## REQUIREMENTS
Do not copy the pictures. Write out the lines from the start of the entries through the line containing "const fmt = v".

Plotting code records
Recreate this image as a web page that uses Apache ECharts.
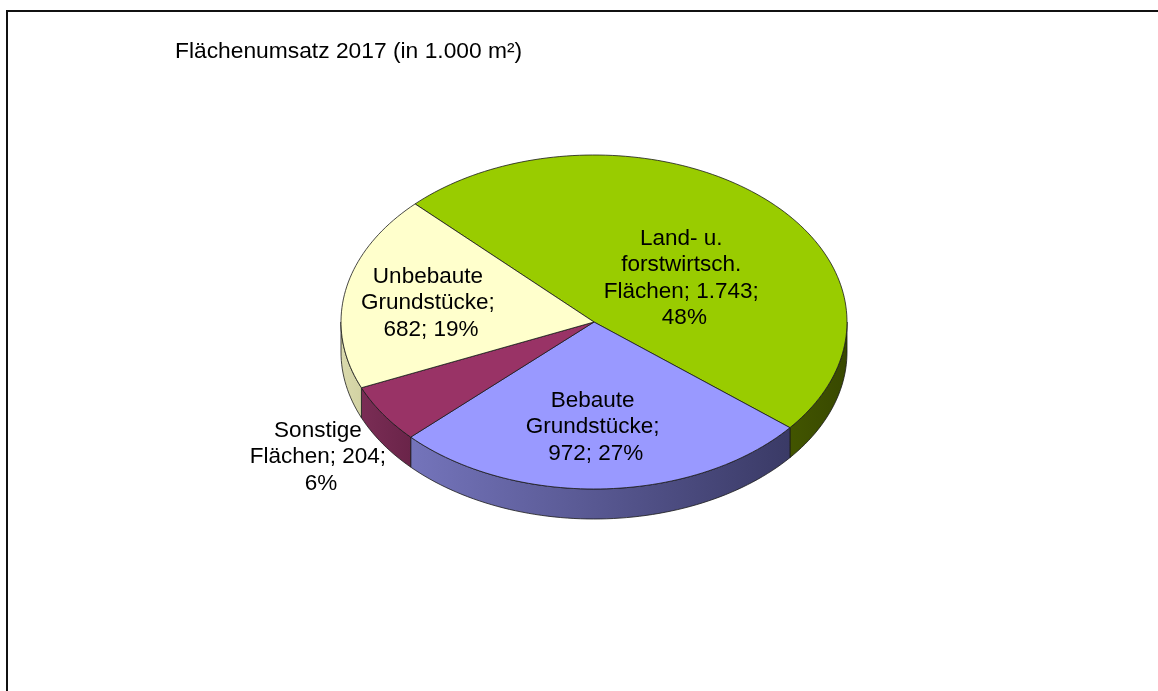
<!DOCTYPE html>
<html>
<head>
<meta charset="utf-8">
<script src="https://cdn.jsdelivr.net/npm/echarts@6/dist/echarts.min.js"></script>
<style>
  html, body { margin: 0; padding: 0; background: #fff; }
  #chart { width: 1158px; height: 691px; }
</style>
</head>
<body>
<div id="chart"></div>
<script>
// data
const categories = ['Land- u. forstwirtsch. Flächen', 'Bebaute Grundstücke', 'Sonstige Flächen', 'Unbebaute Grundstücke']
const values = [1743, 972, 204, 682]
const titleText = 'Flächenumsatz 2017 (in 1.000 m²)'

// look
const topColors = ['#99cc00', '#9999ff', '#993366', '#ffffcc']
const sideColors = [
    ['#425500', '#384800'],
    ['#7474bb', '#3a3a66'],
    ['#7a2d55', '#6a2449'],
    ['#dadaad', '#d2d2a3'],
]
// label placement: fraction of radius along the mid angle, plus a small nudge
const labelRadius = [0.45, 0.61, 1.33, 0.66]
const labelNudge = [[14, 12], [-4, 3], [8, 13], [1, 2]]
const pie = { cx: 594, cy: 322, rx: 253, ry: 167, depth: 30, startAngle: -45 }
const font = 'Liberation Sans, Arial, sans-serif'

const total = values.reduce((a, b) => a + b, 0)
const fmt = v => String(v).replace(/\B(?=(\d{3})+(?!\d))/g, '.')

function pt(deg, dy) {
    let r = deg * Math.PI / 180
    return [pie.cx + pie.rx * Math.sin(r), pie.cy - pie.ry * Math.cos(r) + (dy || 0)]
}
function arc(a0, a1, dy) {
    let pts = []
    let n = Math.max(2, Math.ceil(Math.abs(a1 - a0) / 1.5))
    for (let k = 0; k <= n; k++) pts.push(pt(a0 + (a1 - a0) * k / n, dy))
    return pts
}

function renderItem(params, api) {
    let i = params.dataIndex
    let before = 0
    for (let k = 0; k < i; k++) before += values[k]
    let a0 = pie.startAngle + before / total * 360
    let a1 = a0 + values[i] / total * 360
    let children = []
    // front wall (visible between 90 and 270 deg)
    let s = Math.max(a0, 90), e = Math.min(a1, 270)
    if (e > s) {
        let top = arc(s, e, 0)
        let bot = arc(e, s, pie.depth)
        children.push({
            type: 'polygon',
            shape: { points: top.concat(bot) },
            style: {
                fill: new echarts.graphic.LinearGradient(0, 0, 1, 0, [
                    { offset: 0, color: sideColors[i][0] },
                    { offset: 1, color: sideColors[i][1] },
                ]),
                stroke: '#1a1a1a', lineWidth: 0.8,
            },
        })
    }
    // top face
    children.push({
        type: 'polygon',
        shape: { points: [[pie.cx, pie.cy]].concat(arc(a0, a1, 0)) },
        style: { fill: topColors[i], stroke: '#1a1a1a', lineWidth: 0.8 },
    })
    // label
    let mid = (a0 + a1) / 2
    let r = mid * Math.PI / 180
    let f = labelRadius[i]
    let pct = Math.round(values[i] / total * 100)
    children.push({
        type: 'text',
        z2: 10,
        style: {
            text: categories[i] + '; ' + fmt(api.value(0)) + '; ' + pct + '%',
            x: pie.cx + pie.rx * f * Math.sin(r) + labelNudge[i][0],
            y: pie.cy - pie.ry * f * Math.cos(r) + labelNudge[i][1],
            align: 'center',
            verticalAlign: 'middle',
            width: 180,
            overflow: 'break',
            fontSize: 22.5,
            lineHeight: 26.5,
            fontFamily: font,
            fill: '#000',
        },
    })
    return { type: 'group', children: children }
}

let chart = echarts.init(document.getElementById('chart'))
chart.setOption({
    animation: false,
    title: {
        text: titleText,
        left: 175,
        top: 40,
        padding: 0,
        textStyle: { fontSize: 22.8, fontWeight: 'normal', color: '#000', fontFamily: font },
    },
    graphic: [{
        type: 'rect',
        shape: { x: 7, y: 11, width: 1200, height: 800 },
        style: { fill: 'none', stroke: '#111', lineWidth: 2 },
        silent: true,
    }],
    series: [{
        type: 'custom',
        coordinateSystem: 'none',
        renderItem: renderItem,
        data: values.map((v, i) => ({ name: categories[i], value: [v] })),
    }],
})
</script>
</body>
</html>
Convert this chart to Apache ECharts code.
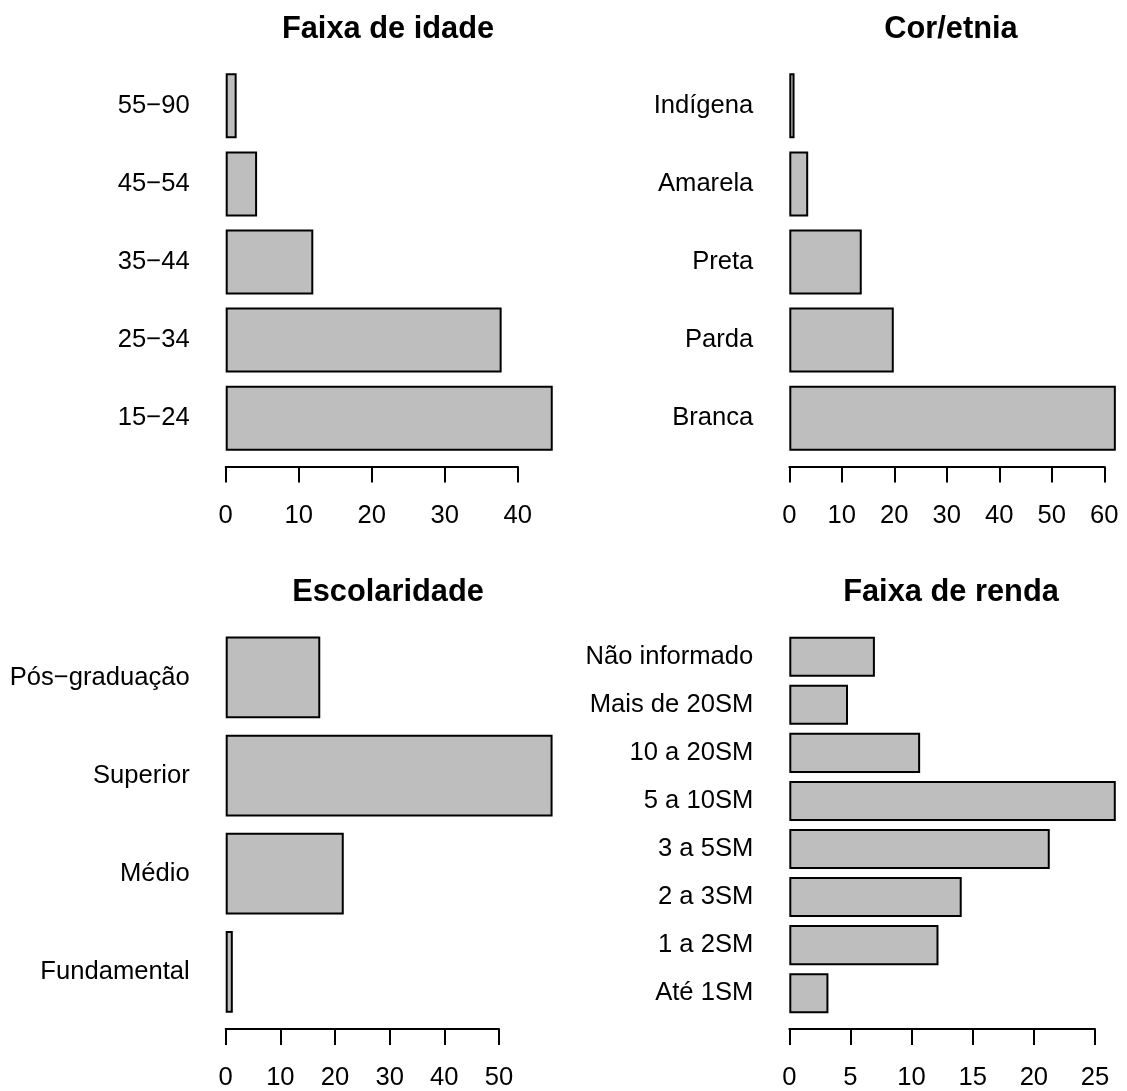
<!DOCTYPE html>
<html>
<head>
<meta charset="utf-8">
<script src="https://cdn.jsdelivr.net/npm/echarts@6/dist/echarts.min.js"></script>
<style>
html,body{margin:0;padding:0;background:#fff;}
#c{width:1127px;height:1091px;}
</style>
</head>
<body>
<div id="c"></div>
<script>
// ---- Data (percentages), categories listed bottom to top ----
const idadeTitle = 'Faixa de idade';
const idadeCats = ['15−24', '25−34', '35−44', '45−54', '55−90'];
const idadeVals = [44.8, 37.8, 12.0, 4.3, 1.5];
const idadeTickMax = 40, idadeTickStep = 10;

const corTitle = 'Cor/etnia';
const corCats = ['Branca', 'Parda', 'Preta', 'Amarela', 'Indígena'];
const corVals = [62.2, 19.9, 13.8, 3.6, 1.0];
const corTickMax = 60, corTickStep = 10;

const escTitle = 'Escolaridade';
const escCats = ['Fundamental', 'Médio', 'Superior', 'Pós−graduação'];
const escVals = [1.3, 21.6, 59.8, 17.3];
const escTickMax = 50, escTickStep = 10;

const rendaTitle = 'Faixa de renda';
const rendaCats = ['Até 1SM', '1 a 2SM', '2 a 3SM', '3 a 5SM', '5 a 10SM', '10 a 20SM', 'Mais de 20SM', 'Não informado'];
const rendaVals = [3.2, 12.2, 14.1, 21.3, 26.7, 10.7, 4.8, 7.0];
const rendaTickMax = 25, rendaTickStep = 5;

// ---- Layout ----
const FONT = "'Liberation Sans', Arial, Helvetica, sans-serif";
const LABEL_SIZE = 25.6;
const panels = [
  {title: idadeTitle, cats: idadeCats, vals: idadeVals, max: idadeTickMax, step: idadeTickStep,
   grid: {left: 225.7, top: 66.8, width: 292, height: 390.4}, offset: 9.3, tx: 388, ty: 29.5},
  {title: corTitle, cats: corCats, vals: corVals, max: corTickMax, step: corTickStep,
   grid: {left: 789.3, top: 66.8, width: 315, height: 390.4}, offset: 9.3, tx: 951, ty: 29.5},
  {title: escTitle, cats: escCats, vals: escVals, max: escTickMax, step: escTickStep,
   grid: {left: 225.7, top: 628.4, width: 273.3, height: 394}, offset: 8.1, tx: 388, ty: 593},
  {title: rendaTitle, cats: rendaCats, vals: rendaVals, max: rendaTickMax, step: rendaTickStep,
   grid: {left: 789.3, top: 632.7, width: 305.7, height: 386}, offset: 11.8, tx: 951, ty: 593}
];

const option = {
  backgroundColor: '#ffffff',
  animation: false,
  textStyle: {fontFamily: FONT},
  grid: panels.map(p => Object.assign({containLabel: false}, p.grid)),
  xAxis: panels.map((p, i) => ({
    type: 'value', gridIndex: i, min: 0, max: p.max, interval: p.step,
    position: 'bottom', offset: p.offset,
    splitLine: {show: false},
    axisLine: {show: true, lineStyle: {color: '#000', width: 2}},
    axisTick: {show: true, inside: false, length: 16, lineStyle: {color: '#000', width: 2}},
    axisLabel: {show: true, margin: 36, color: '#000', fontSize: LABEL_SIZE, fontFamily: FONT}
  })),
  yAxis: panels.map((p, i) => ({
    type: 'category', gridIndex: i, data: p.cats,
    axisLine: {show: false}, axisTick: {show: false}, splitLine: {show: false},
    axisLabel: {show: true, margin: 36, color: '#000', fontSize: LABEL_SIZE, fontFamily: FONT}
  })),
  series: panels.map((p, i) => ({
    type: 'bar', xAxisIndex: i, yAxisIndex: i, data: p.vals,
    barCategoryGap: '16.667%', clip: false,
    itemStyle: {color: '#bebebe', borderColor: '#000', borderWidth: 2}
  })),
  graphic: panels.map(p => ({
    type: 'text', x: p.tx, y: p.ty,
    style: {text: p.title, fill: '#000', font: 'bold 30.8px ' + FONT, textAlign: 'center', textVerticalAlign: 'middle'}
  }))
};

const chart = echarts.init(document.getElementById('c'), null, {renderer: 'canvas'});
chart.setOption(option);
</script>
</body>
</html>
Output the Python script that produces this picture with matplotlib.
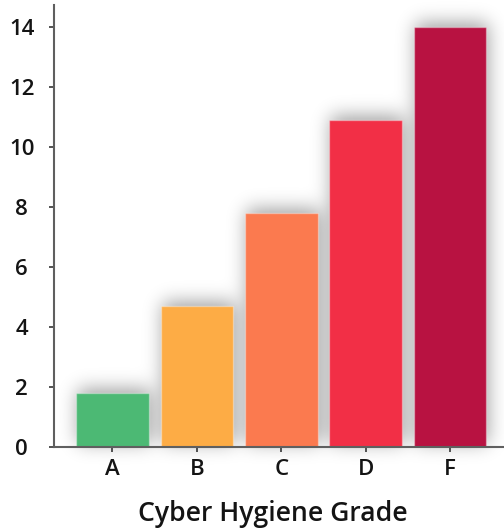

## ANSWER TO THE PROBLEM
Recreate this image as a web page that uses Apache ECharts.
<!DOCTYPE html>
<html>
<head>
<meta charset="utf-8">
<script src="https://cdn.jsdelivr.net/npm/echarts@6/dist/echarts.min.js"></script>
<style>
  html, body { margin: 0; padding: 0; background: #fff; }
  #chart { width: 1158px; height: 691px; }
</style>
</head>
<body>
<div id="chart"></div>
<script>
// data
const categories = ['Land- u. forstwirtsch. Flächen', 'Bebaute Grundstücke', 'Sonstige Flächen', 'Unbebaute Grundstücke']
const values = [1743, 972, 204, 682]
const titleText = 'Flächenumsatz 2017 (in 1.000 m²)'

// look
const topColors = ['#99cc00', '#9999ff', '#993366', '#ffffcc']
const sideColors = [
    ['#425500', '#384800'],
    ['#7474bb', '#3a3a66'],
    ['#7a2d55', '#6a2449'],
    ['#dadaad', '#d2d2a3'],
]
// label placement: fraction of radius along the mid angle, plus a small nudge
const labelRadius = [0.45, 0.61, 1.33, 0.66]
const labelNudge = [[14, 12], [-4, 3], [8, 13], [1, 2]]
const pie = { cx: 594, cy: 322, rx: 253, ry: 167, depth: 30, startAngle: -45 }
const font = 'Liberation Sans, Arial, sans-serif'

const total = values.reduce((a, b) => a + b, 0)
const fmt = v => String(v).replace(/\B(?=(\d{3})+(?!\d))/g, '.')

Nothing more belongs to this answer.